Louisville Councilwoman Barbara Shanklin, D-2, has spurned an invitation from Mayor Greg Fischer, citing his administration's comments regarding the use of city grants for an upholstery job training program.
Last Friday, a Fischer spokesman told The Courier-Journal the program for ex-offenders should have ended on November 14 as ordered by the city and that it appears “city tax dollars are not spent as they’re intended to be.” It was discovered that Shanklin continued to fund the program and personally signed an $836 check despite Metro Corrections ending it due to a lack of former inmate referrals.
“The published reports raise concerns with Dr. Shanklin over how the mayor's office has responded,” says Democratic Caucus spokesman Tony Hyatt, confirming that Shanklin called Fischer's office to reject an invitation to celebrate renovations at Petersburg Park in District 2 later this week.
According to Hyatt, Shanklin says corrections tried to kill the upholstery training while two people were still going through the course, and that the neighborhood association decided to finish out the last month of training.

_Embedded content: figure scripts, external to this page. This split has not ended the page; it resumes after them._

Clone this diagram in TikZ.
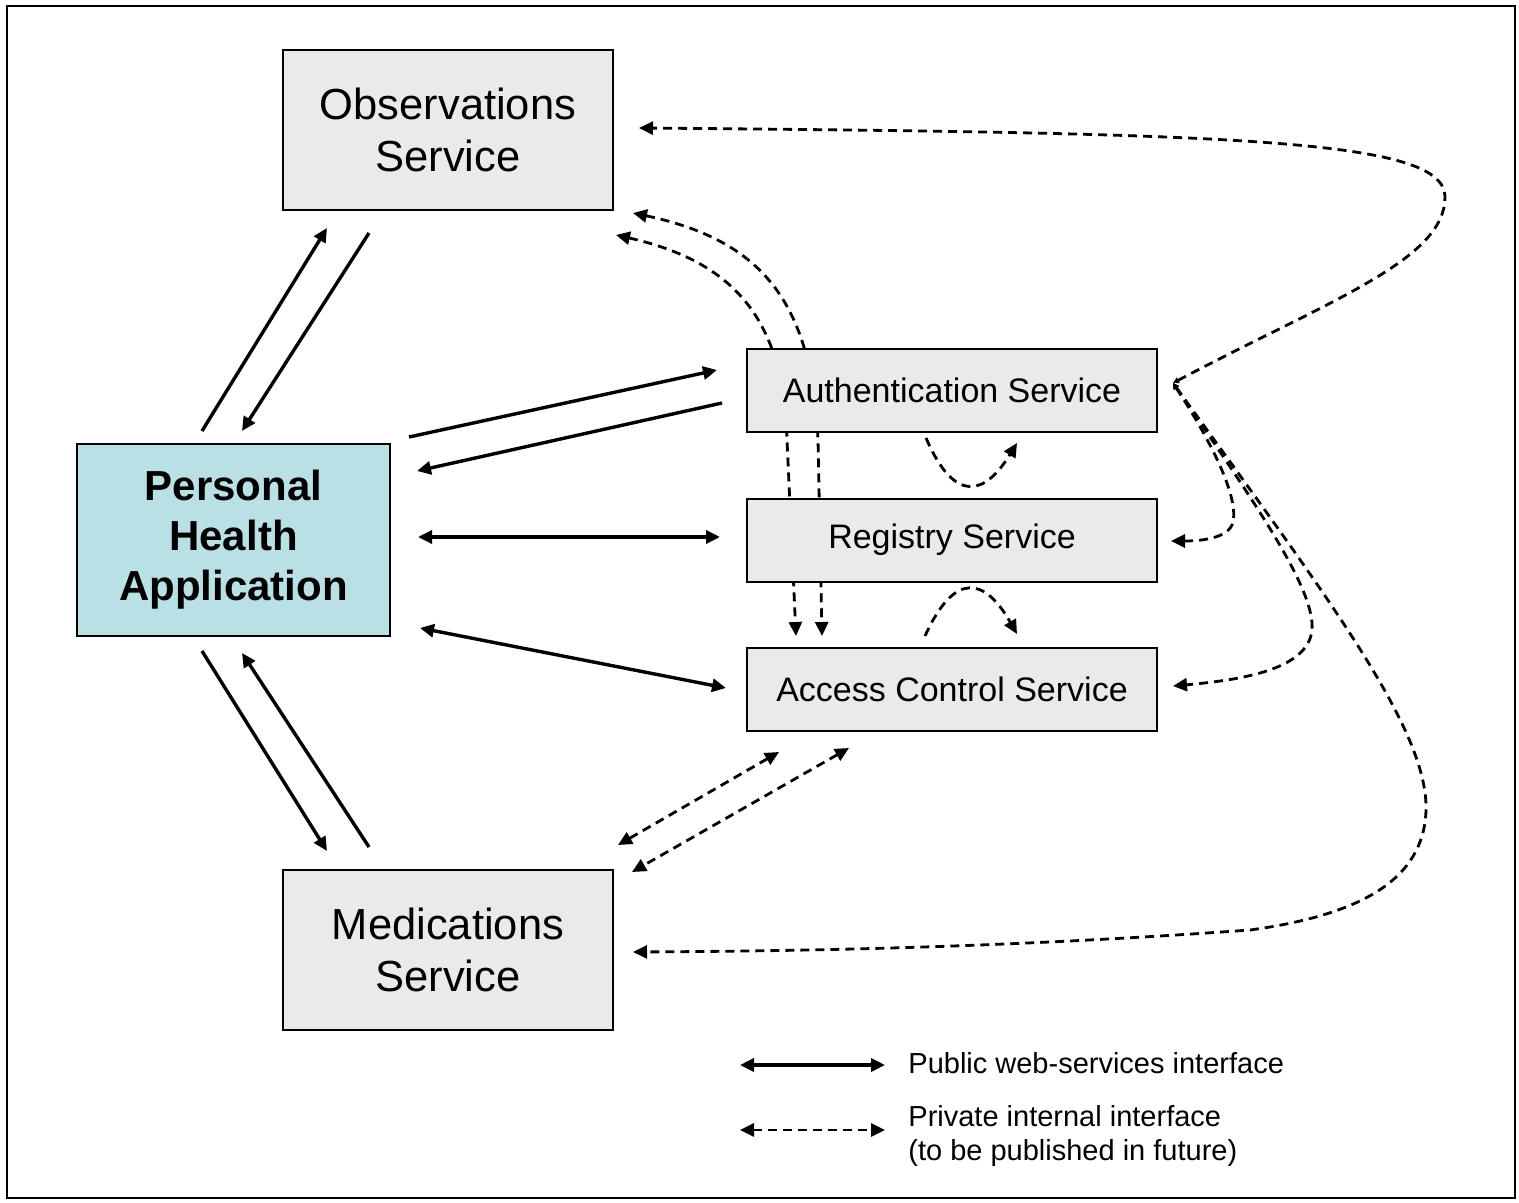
\documentclass[tikz,border=0pt]{standalone}
\usepackage{fontspec}
\setmainfont{Liberation Sans}
\usetikzlibrary{arrows.meta,backgrounds}
\definecolor{boxgray}{RGB}{234,234,234}
\definecolor{phacyan}{RGB}{185,224,228}
\tikzset{
  svc/.style={draw,line width=1pt,fill=boxgray,inner sep=0pt,align=center},
  bigsvc/.style={svc,minimum width=165pt,minimum height=80pt,font=\fontsize{21.75}{26}\selectfont},
  smallsvc/.style={svc,minimum width=205pt,minimum height=41.5pt,font=\fontsize{17}{20}\selectfont},
  tip/.tip={Triangle[length=7pt,width=6.5pt]},
  smalltip/.tip={Triangle[length=3pt,width=3pt]},
  pub/.style={line width=1.7pt,-tip},
  pubboth/.style={line width=1.7pt,tip-tip},
  privline/.style={line width=1.4pt,dash pattern=on 4.5pt off 3pt},
  priv/.style={privline,tip-tip},
  privone/.style={privline,-tip},
  privhub/.style={privline,smalltip-tip},
  legend/.style={inner sep=0pt,align=left,font=\fontsize{14.5}{17}\selectfont}
}
\begin{document}
\begin{tikzpicture}[x=0.5pt,y=-0.5pt]
  \useasboundingbox (0,0) rectangle (1519,1203);
  \draw[line width=1pt] (7,6) rectangle (1515,1198);
  % services
  \node[bigsvc] (obs) at (448,130) {Observations\\Service};
  \node[bigsvc] (med) at (448,950) {Medications\\Service};
  \node[svc,fill=phacyan,minimum width=156.5pt,minimum height=96pt,
        font=\bfseries\fontsize{21}{25}\selectfont] (pha) at (233.5,540) {Personal\\Health\\Application};
  \node[smallsvc] (auth) at (952,390.5) {Authentication Service};
  \node[smallsvc] (reg) at (952,540) {Registry Service};
  \node[smallsvc] (acc) at (952,689.5) {Access Control Service};
  % public interfaces
  \draw[pub] ([shift={(126,-12)}]pha.north west) -- ([shift={(45,17)}]obs.south west);
  \draw[pub] ([shift={(87,22)}]obs.south west) -- ([shift={(166,-12)}]pha.north west);
  \draw[pub] ([shift={(18,-6)}]pha.north east) -- ([shift={(-29,-20.5)}]auth.west);
  \draw[pub] ([shift={(-24,12.5)}]auth.west) -- ([shift={(26,28)}]pha.north east);
  \draw[pubboth] ([shift={(27,-3)}]pha.east) -- ([shift={(-26,-3)}]reg.west);
  \draw[pubboth] ([shift={(29,-9)}]pha.south east) -- ([shift={(-20,-1.5)}]acc.west);
  \draw[pub] ([shift={(126,14)}]pha.south west) -- ([shift={(45,-18)}]med.north west);
  \draw[pub] ([shift={(87,-22)}]med.north west) -- ([shift={(166,16)}]pha.south west);
  % private interfaces
  \begin{scope}[on background layer]
    \draw[priv] ([shift={(2,24)}]obs.south east) .. controls (735,262) and (784,320) .. (787,440)
      -- ([shift={(50,-11)}]acc.north west);
    \draw[priv] ([shift={(19,2)}]obs.south east) .. controls (760,240) and (812,300) .. (818,440)
      -- ([shift={(76,-11)}]acc.north west);
  \end{scope}
  \draw[priv] ([shift={(33,20)}]acc.south west) -- ([shift={(4,-24)}]med.north east);
  \draw[priv] ([shift={(103,16)}]acc.south west) -- ([shift={(18,3)}]med.north east);
  \draw[privone] ([shift={(-26,5)}]auth.south) .. controls (955,505) and (985,495) .. ([shift={(65,10)}]auth.south);
  \draw[privone] ([shift={(-27,-11)}]acc.north) .. controls (955,570) and (985,578) .. ([shift={(65,-13)}]acc.north);
  \coordinate (hub) at ([shift={(15,-7.5)}]auth.east);
  \draw[privhub] (hub) .. controls (1330,300) and (1445,260) .. (1445,197)
    .. controls (1445,140) and (1250,133) .. ([shift={(25,-2)}]obs.east);
  \draw[privhub] (hub) .. controls (1220,455) and (1240,505) .. (1232,525)
    .. controls (1225,540) and (1195,541) .. ([shift={(13,1)}]reg.east);
  \draw[privhub] (hub) .. controls (1260,510) and (1315,590) .. (1312,630)
    .. controls (1308,670) and (1240,680) .. ([shift={(15,-3.5)}]acc.east);
  \draw[privhub] (hub) .. controls (1330,600) and (1428,730) .. (1426,810)
    .. controls (1424,880) and (1360,915) .. (1250,930)
    .. controls (1000,948) and (800,951) .. ([shift={(19,2)}]med.east);
  % legend
  \node[legend,anchor=west] (pubtxt) at (908,1063) {Public web-services interface};
  \draw[pubboth] ([shift={(-168,2)}]pubtxt.west) -- ([shift={(-23,2)}]pubtxt.west);
  \node[legend,anchor=west] (privtxt) at (908,1136) {Private internal interface\\(to be published in future)};
  \draw[priv] ([shift={(-168,-6)}]privtxt.west) -- ([shift={(-23,-6)}]privtxt.west);
\end{tikzpicture}
\end{document}
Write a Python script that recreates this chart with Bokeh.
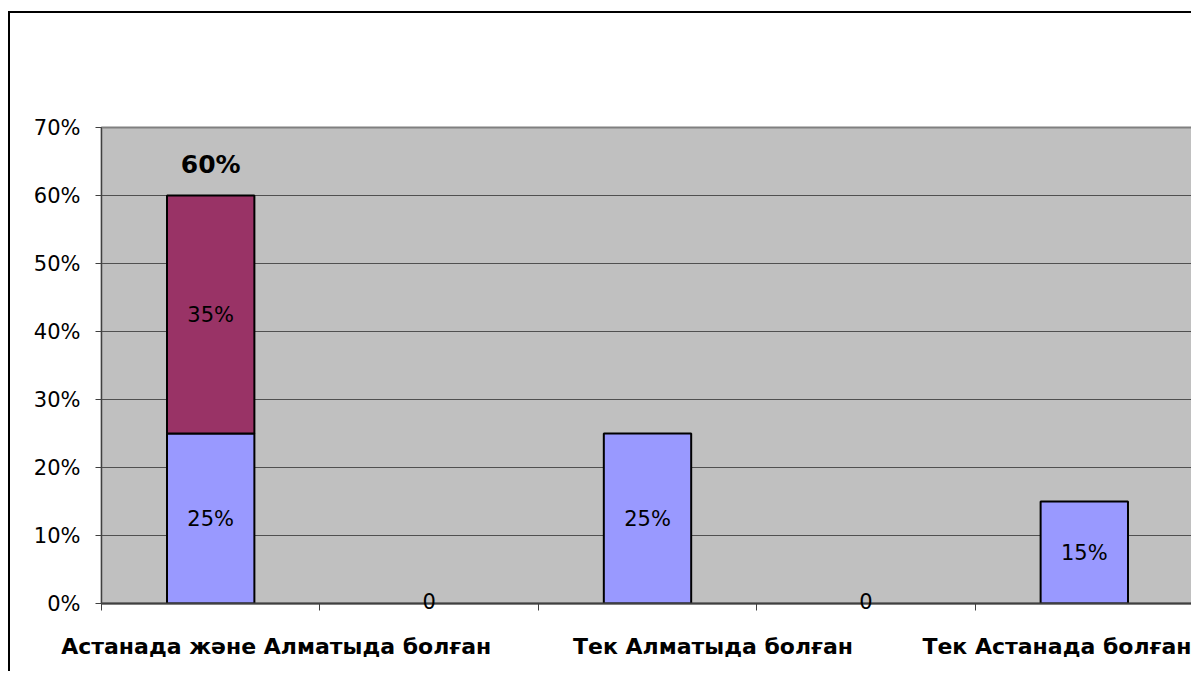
from bokeh.plotting import figure
from bokeh.models import (ColumnDataSource, FixedTicker, NumeralTickFormatter, Range1d,
                          LabelSet, LinearAxis)
from bokeh.core.properties import value
from bokeh.embed import file_html
from bokeh.resources import INLINE

categories = ["Астанада және Алматыда болған", "", "Тек Алматыда болған", "", "Тек Астанада болған"]
series_blue = [0.25, 0.0, 0.25, 0.0, 0.15]
series_purple = [0.35, 0.0, 0.0, 0.0, 0.0]
blue_labels = ["25%", "0", "25%", "0", "15%"]
purple_labels = ["35%", "", "", "", ""]
total_labels = ["60%", "", "", "", ""]
y_ticks = [0.0, 0.1, 0.2, 0.3, 0.4, 0.5, 0.6, 0.7]

# layout: horizontal shift of each category label (in category widths), as in the original
label_shift = [0.3, 0.0, 0.3, 0.0, 0.035]

FONT = "DejaVu Sans"
n = len(categories)
xc = [i + 0.5 for i in range(n)]

blue_src = ColumnDataSource(dict(
    x=[xc[i] for i in range(n) if series_blue[i] > 0],
    top=[series_blue[i] for i in range(n) if series_blue[i] > 0],
))
purple_src = ColumnDataSource(dict(
    x=[xc[i] for i in range(n) if series_purple[i] > 0],
    bottom=[series_blue[i] for i in range(n) if series_purple[i] > 0],
    top=[series_blue[i] + series_purple[i] for i in range(n) if series_purple[i] > 0],
))
blue_lab_src = ColumnDataSource(dict(
    x=[xc[i] for i in range(n) if series_blue[i] > 0],
    y=[series_blue[i] / 2 for i in range(n) if series_blue[i] > 0],
    text=[blue_labels[i] for i in range(n) if series_blue[i] > 0]))
purple_lab_src = ColumnDataSource(dict(
    x=[xc[i] for i in range(n) if purple_labels[i]],
    y=[series_blue[i] + series_purple[i] / 2 for i in range(n) if purple_labels[i]],
    text=[purple_labels[i] for i in range(n) if purple_labels[i]]))
total_src = ColumnDataSource(dict(
    x=[xc[i] for i in range(n) if total_labels[i]],
    y=[series_blue[i] + series_purple[i] for i in range(n) if total_labels[i]],
    text=[total_labels[i] for i in range(n) if total_labels[i]]))

p = figure(width=1183, height=660, output_backend="svg", toolbar_location=None,
           x_range=Range1d(0, n), y_range=Range1d(0, 0.7), x_axis_type=None,
           min_border_left=91, min_border_right=0, min_border_top=114, min_border_bottom=70,
           styles={"border-left": "2px solid black", "border-top": "2px solid black",
                   "margin-top": "11px", "margin-left": "8px"})
p.background_fill_color = "#C0C0C0"
p.border_fill_color = "white"
p.outline_line_color = "#808080"
p.outline_line_width = 2

p.xgrid.visible = False
p.ygrid.ticker = FixedTicker(ticks=y_ticks)
p.ygrid.grid_line_color = "#505050"
p.ygrid.grid_line_width = 1

p.yaxis.ticker = FixedTicker(ticks=y_ticks)
p.yaxis.formatter = NumeralTickFormatter(format="0%")
p.yaxis.axis_line_color = "#404040"
p.yaxis.axis_line_width = 1
p.yaxis.major_tick_line_color = "#404040"
p.yaxis.major_tick_out = 6
p.yaxis.major_tick_in = 0
p.yaxis.minor_tick_line_color = None
p.yaxis.major_label_text_font = FONT
p.yaxis.major_label_text_font_size = "21px"
p.yaxis.major_label_text_color = "black"
p.yaxis.major_label_standoff = 15

# axis 1: axis line, category boundary ticks, and the "0" data labels of empty categories
zero_idx = [i for i in range(n) if series_blue[i] == 0 and blue_labels[i]]
ax0 = LinearAxis(
    ticker=FixedTicker(ticks=[xc[i] for i in zero_idx], minor_ticks=list(range(n + 1))),
    major_label_overrides={xc[i]: blue_labels[i] for i in zero_idx},
    major_tick_out=0, major_tick_in=0, minor_tick_out=7, minor_tick_in=0,
    minor_tick_line_color="#404040", axis_line_color="#404040", axis_line_width=2,
    major_label_text_font=FONT, major_label_text_font_size="21px",
    major_label_text_color="black", major_label_standoff=-18)
p.add_layout(ax0, "below")

# axis 2: category names
cat_idx = [i for i in range(n) if categories[i]]
cat_pos = [round(xc[i] + label_shift[i], 3) for i in cat_idx]
ax1 = LinearAxis(
    ticker=FixedTicker(ticks=cat_pos, minor_ticks=[]),
    major_label_overrides={cat_pos[k]: categories[i] for k, i in enumerate(cat_idx)},
    major_tick_out=0, major_tick_in=0, minor_tick_out=0, minor_tick_in=0,
    axis_line_color=None, major_tick_line_color=None, minor_tick_line_color=None,
    major_label_text_font=FONT, major_label_text_font_size="22px",
    major_label_text_font_style="bold", major_label_text_color="black",
    major_label_standoff=22)
p.add_layout(ax1, "below")

p.vbar(x="x", top="top", bottom=0, width=0.4, source=blue_src,
       fill_color="#9999FF", line_color="black", line_width=2)
p.vbar(x="x", top="top", bottom="bottom", width=0.4, source=purple_src,
       fill_color="#993366", line_color="black", line_width=2)

p.add_layout(LabelSet(x="x", y="y", text="text", source=blue_lab_src, text_font=value(FONT),
                      text_font_size="21px", text_align="center", text_baseline="middle",
                      text_color="black", level="overlay"))
p.add_layout(LabelSet(x="x", y="y", text="text", source=purple_lab_src, text_font=value(FONT),
                      text_font_size="21px", text_align="center", text_baseline="middle",
                      text_color="black", level="overlay"))
p.add_layout(LabelSet(x="x", y="y", text="text", source=total_src, text_font=value(FONT),
                      text_font_size="25px", text_font_style="bold", text_align="center",
                      text_baseline="middle", y_offset=31, text_color="black", level="overlay"))

open("out.html", "w").write(file_html(p, INLINE))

Shanklin has been under fire in part because her relatives participated in the program despite the councilwoman's earlier denials.
The Fischer administration has taken a tougher tone in responding to Shanklin's controversies than it did with former Councilwoman Judy Green during her ethics scandal. Earlier this year, for instance, the city's Chief Financial Officer Steve Rowland told the newspaper that there' was an “$8,000 disagreement” between Shanklin and the Fischer administration over documentation of city grants.
When asked about a difference in tone, Fischer said there wasn't one but that he is concerned about oversight and hopes Shanklin receives a fair shake.
“If there’s a concern it needs to be addressed and it needs to be addressed for Councilwoman Shanklin as well. The important thing is everybody needs to get all the facts out. And then once the facts are out a decision will be made. And I know that she wants to get her opinion told and heard as well, that’s important,” he says.
The city auditor is conducting a review of questionable spending on the program that Shanklin funded. The mayor's office declined further comment for this story.